======== Supplied information ========
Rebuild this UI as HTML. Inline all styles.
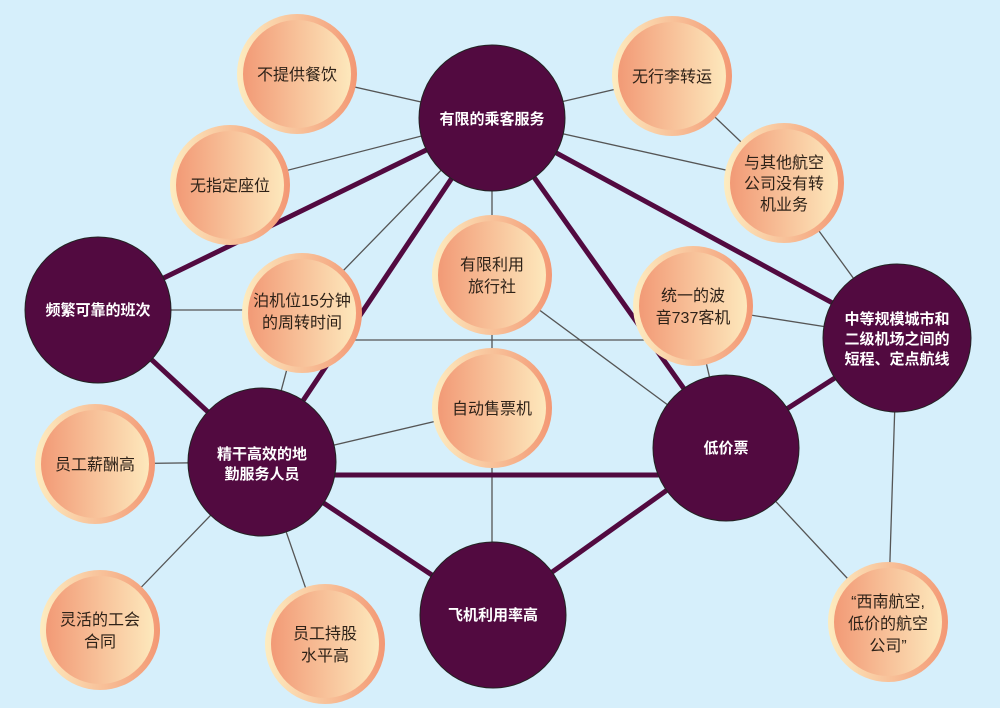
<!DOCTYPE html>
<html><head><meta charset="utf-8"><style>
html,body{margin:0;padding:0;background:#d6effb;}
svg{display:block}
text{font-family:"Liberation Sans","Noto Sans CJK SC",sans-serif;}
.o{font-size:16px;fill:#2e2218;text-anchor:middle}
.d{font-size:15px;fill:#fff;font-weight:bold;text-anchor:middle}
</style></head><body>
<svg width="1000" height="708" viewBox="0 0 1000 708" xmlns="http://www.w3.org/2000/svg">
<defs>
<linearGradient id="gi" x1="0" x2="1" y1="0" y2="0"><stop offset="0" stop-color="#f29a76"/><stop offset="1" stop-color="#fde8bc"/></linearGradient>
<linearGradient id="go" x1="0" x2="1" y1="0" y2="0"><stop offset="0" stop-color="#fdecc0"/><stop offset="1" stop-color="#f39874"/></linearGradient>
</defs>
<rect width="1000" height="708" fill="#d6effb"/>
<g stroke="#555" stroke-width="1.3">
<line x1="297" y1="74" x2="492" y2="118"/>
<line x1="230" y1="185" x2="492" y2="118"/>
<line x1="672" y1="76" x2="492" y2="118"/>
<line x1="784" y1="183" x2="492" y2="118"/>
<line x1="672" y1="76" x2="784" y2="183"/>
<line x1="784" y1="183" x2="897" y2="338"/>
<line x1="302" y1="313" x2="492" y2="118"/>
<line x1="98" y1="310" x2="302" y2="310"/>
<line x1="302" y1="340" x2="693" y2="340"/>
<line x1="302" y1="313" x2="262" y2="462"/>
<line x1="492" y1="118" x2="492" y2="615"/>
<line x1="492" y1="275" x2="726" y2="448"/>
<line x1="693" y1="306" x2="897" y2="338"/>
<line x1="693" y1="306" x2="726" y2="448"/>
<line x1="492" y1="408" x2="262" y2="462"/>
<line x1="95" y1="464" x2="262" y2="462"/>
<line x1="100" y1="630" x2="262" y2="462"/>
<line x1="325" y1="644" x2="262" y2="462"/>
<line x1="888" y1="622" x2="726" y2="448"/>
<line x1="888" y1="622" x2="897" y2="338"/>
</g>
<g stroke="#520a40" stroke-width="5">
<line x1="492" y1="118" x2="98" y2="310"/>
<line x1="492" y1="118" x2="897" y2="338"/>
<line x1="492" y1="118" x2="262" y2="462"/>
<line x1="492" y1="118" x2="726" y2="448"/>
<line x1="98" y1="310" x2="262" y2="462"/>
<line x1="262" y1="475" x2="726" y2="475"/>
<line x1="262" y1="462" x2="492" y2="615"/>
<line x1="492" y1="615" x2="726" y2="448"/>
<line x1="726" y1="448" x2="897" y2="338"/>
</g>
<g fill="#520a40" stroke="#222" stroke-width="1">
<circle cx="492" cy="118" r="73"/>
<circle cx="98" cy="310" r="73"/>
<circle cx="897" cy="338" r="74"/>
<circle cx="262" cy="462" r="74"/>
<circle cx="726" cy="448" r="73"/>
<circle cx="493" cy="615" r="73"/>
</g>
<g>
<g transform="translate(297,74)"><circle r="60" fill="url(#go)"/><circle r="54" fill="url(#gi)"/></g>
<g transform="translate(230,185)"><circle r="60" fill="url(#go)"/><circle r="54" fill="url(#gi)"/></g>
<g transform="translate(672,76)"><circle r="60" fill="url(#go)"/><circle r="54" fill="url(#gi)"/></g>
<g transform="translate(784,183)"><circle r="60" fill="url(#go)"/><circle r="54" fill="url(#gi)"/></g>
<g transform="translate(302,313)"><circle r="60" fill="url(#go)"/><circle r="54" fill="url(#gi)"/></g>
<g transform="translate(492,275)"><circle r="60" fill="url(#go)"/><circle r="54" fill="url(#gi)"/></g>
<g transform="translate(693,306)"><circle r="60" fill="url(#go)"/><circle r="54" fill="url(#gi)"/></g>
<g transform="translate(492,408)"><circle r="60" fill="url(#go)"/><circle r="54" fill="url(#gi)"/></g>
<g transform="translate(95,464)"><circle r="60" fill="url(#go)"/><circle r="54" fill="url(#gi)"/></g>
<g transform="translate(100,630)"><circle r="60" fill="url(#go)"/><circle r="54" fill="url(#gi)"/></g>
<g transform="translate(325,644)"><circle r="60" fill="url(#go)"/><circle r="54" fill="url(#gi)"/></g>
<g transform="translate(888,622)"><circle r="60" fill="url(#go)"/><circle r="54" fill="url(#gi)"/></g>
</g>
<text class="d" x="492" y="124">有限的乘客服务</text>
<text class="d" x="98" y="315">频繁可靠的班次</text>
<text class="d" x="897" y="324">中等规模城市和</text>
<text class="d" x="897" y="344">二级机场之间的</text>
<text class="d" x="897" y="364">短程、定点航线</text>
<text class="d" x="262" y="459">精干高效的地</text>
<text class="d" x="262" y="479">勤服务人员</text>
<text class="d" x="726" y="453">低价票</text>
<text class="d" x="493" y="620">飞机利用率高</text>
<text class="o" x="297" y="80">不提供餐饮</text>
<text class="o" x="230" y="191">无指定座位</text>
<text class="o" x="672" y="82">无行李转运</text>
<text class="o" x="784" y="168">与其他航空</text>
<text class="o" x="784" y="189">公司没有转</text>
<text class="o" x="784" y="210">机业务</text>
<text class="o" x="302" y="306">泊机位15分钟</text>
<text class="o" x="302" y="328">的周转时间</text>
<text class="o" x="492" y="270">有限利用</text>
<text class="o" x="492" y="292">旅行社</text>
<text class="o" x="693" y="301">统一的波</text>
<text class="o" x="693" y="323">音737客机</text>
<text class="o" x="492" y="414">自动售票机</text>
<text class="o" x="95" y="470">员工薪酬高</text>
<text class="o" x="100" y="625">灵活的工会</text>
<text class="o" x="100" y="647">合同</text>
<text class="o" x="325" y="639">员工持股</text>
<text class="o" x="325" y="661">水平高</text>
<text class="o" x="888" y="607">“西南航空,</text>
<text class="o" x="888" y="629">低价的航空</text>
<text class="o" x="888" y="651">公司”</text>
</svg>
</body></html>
========
● Set problem
Repeat the listing in full and exactly. Leave any pictures out.

● Problem solution
Rebuild this UI as HTML. Inline all styles.
<!DOCTYPE html>
<html><head><meta charset="utf-8"><style>
html,body{margin:0;padding:0;background:#d6effb;}
svg{display:block}
text{font-family:"Liberation Sans","Noto Sans CJK SC",sans-serif;}
.o{font-size:16px;fill:#2e2218;text-anchor:middle}
.d{font-size:15px;fill:#fff;font-weight:bold;text-anchor:middle}
</style></head><body>
<svg width="1000" height="708" viewBox="0 0 1000 708" xmlns="http://www.w3.org/2000/svg">
<defs>
<linearGradient id="gi" x1="0" x2="1" y1="0" y2="0"><stop offset="0" stop-color="#f29a76"/><stop offset="1" stop-color="#fde8bc"/></linearGradient>
<linearGradient id="go" x1="0" x2="1" y1="0" y2="0"><stop offset="0" stop-color="#fdecc0"/><stop offset="1" stop-color="#f39874"/></linearGradient>
</defs>
<rect width="1000" height="708" fill="#d6effb"/>
<g stroke="#555" stroke-width="1.3">
<line x1="297" y1="74" x2="492" y2="118"/>
<line x1="230" y1="185" x2="492" y2="118"/>
<line x1="672" y1="76" x2="492" y2="118"/>
<line x1="784" y1="183" x2="492" y2="118"/>
<line x1="672" y1="76" x2="784" y2="183"/>
<line x1="784" y1="183" x2="897" y2="338"/>
<line x1="302" y1="313" x2="492" y2="118"/>
<line x1="98" y1="310" x2="302" y2="310"/>
<line x1="302" y1="340" x2="693" y2="340"/>
<line x1="302" y1="313" x2="262" y2="462"/>
<line x1="492" y1="118" x2="492" y2="615"/>
<line x1="492" y1="275" x2="726" y2="448"/>
<line x1="693" y1="306" x2="897" y2="338"/>
<line x1="693" y1="306" x2="726" y2="448"/>
<line x1="492" y1="408" x2="262" y2="462"/>
<line x1="95" y1="464" x2="262" y2="462"/>
<line x1="100" y1="630" x2="262" y2="462"/>
<line x1="325" y1="644" x2="262" y2="462"/>
<line x1="888" y1="622" x2="726" y2="448"/>
<line x1="888" y1="622" x2="897" y2="338"/>
</g>
<g stroke="#520a40" stroke-width="5">
<line x1="492" y1="118" x2="98" y2="310"/>
<line x1="492" y1="118" x2="897" y2="338"/>
<line x1="492" y1="118" x2="262" y2="462"/>
<line x1="492" y1="118" x2="726" y2="448"/>
<line x1="98" y1="310" x2="262" y2="462"/>
<line x1="262" y1="475" x2="726" y2="475"/>
<line x1="262" y1="462" x2="492" y2="615"/>
<line x1="492" y1="615" x2="726" y2="448"/>
<line x1="726" y1="448" x2="897" y2="338"/>
</g>
<g fill="#520a40" stroke="#222" stroke-width="1">
<circle cx="492" cy="118" r="73"/>
<circle cx="98" cy="310" r="73"/>
<circle cx="897" cy="338" r="74"/>
<circle cx="262" cy="462" r="74"/>
<circle cx="726" cy="448" r="73"/>
<circle cx="493" cy="615" r="73"/>
</g>
<g>
<g transform="translate(297,74)"><circle r="60" fill="url(#go)"/><circle r="54" fill="url(#gi)"/></g>
<g transform="translate(230,185)"><circle r="60" fill="url(#go)"/><circle r="54" fill="url(#gi)"/></g>
<g transform="translate(672,76)"><circle r="60" fill="url(#go)"/><circle r="54" fill="url(#gi)"/></g>
<g transform="translate(784,183)"><circle r="60" fill="url(#go)"/><circle r="54" fill="url(#gi)"/></g>
<g transform="translate(302,313)"><circle r="60" fill="url(#go)"/><circle r="54" fill="url(#gi)"/></g>
<g transform="translate(492,275)"><circle r="60" fill="url(#go)"/><circle r="54" fill="url(#gi)"/></g>
<g transform="translate(693,306)"><circle r="60" fill="url(#go)"/><circle r="54" fill="url(#gi)"/></g>
<g transform="translate(492,408)"><circle r="60" fill="url(#go)"/><circle r="54" fill="url(#gi)"/></g>
<g transform="translate(95,464)"><circle r="60" fill="url(#go)"/><circle r="54" fill="url(#gi)"/></g>
<g transform="translate(100,630)"><circle r="60" fill="url(#go)"/><circle r="54" fill="url(#gi)"/></g>
<g transform="translate(325,644)"><circle r="60" fill="url(#go)"/><circle r="54" fill="url(#gi)"/></g>
<g transform="translate(888,622)"><circle r="60" fill="url(#go)"/><circle r="54" fill="url(#gi)"/></g>
</g>
<text class="d" x="492" y="124">有限的乘客服务</text>
<text class="d" x="98" y="315">频繁可靠的班次</text>
<text class="d" x="897" y="324">中等规模城市和</text>
<text class="d" x="897" y="344">二级机场之间的</text>
<text class="d" x="897" y="364">短程、定点航线</text>
<text class="d" x="262" y="459">精干高效的地</text>
<text class="d" x="262" y="479">勤服务人员</text>
<text class="d" x="726" y="453">低价票</text>
<text class="d" x="493" y="620">飞机利用率高</text>
<text class="o" x="297" y="80">不提供餐饮</text>
<text class="o" x="230" y="191">无指定座位</text>
<text class="o" x="672" y="82">无行李转运</text>
<text class="o" x="784" y="168">与其他航空</text>
<text class="o" x="784" y="189">公司没有转</text>
<text class="o" x="784" y="210">机业务</text>
<text class="o" x="302" y="306">泊机位15分钟</text>
<text class="o" x="302" y="328">的周转时间</text>
<text class="o" x="492" y="270">有限利用</text>
<text class="o" x="492" y="292">旅行社</text>
<text class="o" x="693" y="301">统一的波</text>
<text class="o" x="693" y="323">音737客机</text>
<text class="o" x="492" y="414">自动售票机</text>
<text class="o" x="95" y="470">员工薪酬高</text>
<text class="o" x="100" y="625">灵活的工会</text>
<text class="o" x="100" y="647">合同</text>
<text class="o" x="325" y="639">员工持股</text>
<text class="o" x="325" y="661">水平高</text>
<text class="o" x="888" y="607">“西南航空,</text>
<text class="o" x="888" y="629">低价的航空</text>
<text class="o" x="888" y="651">公司”</text>
</svg>
</body></html>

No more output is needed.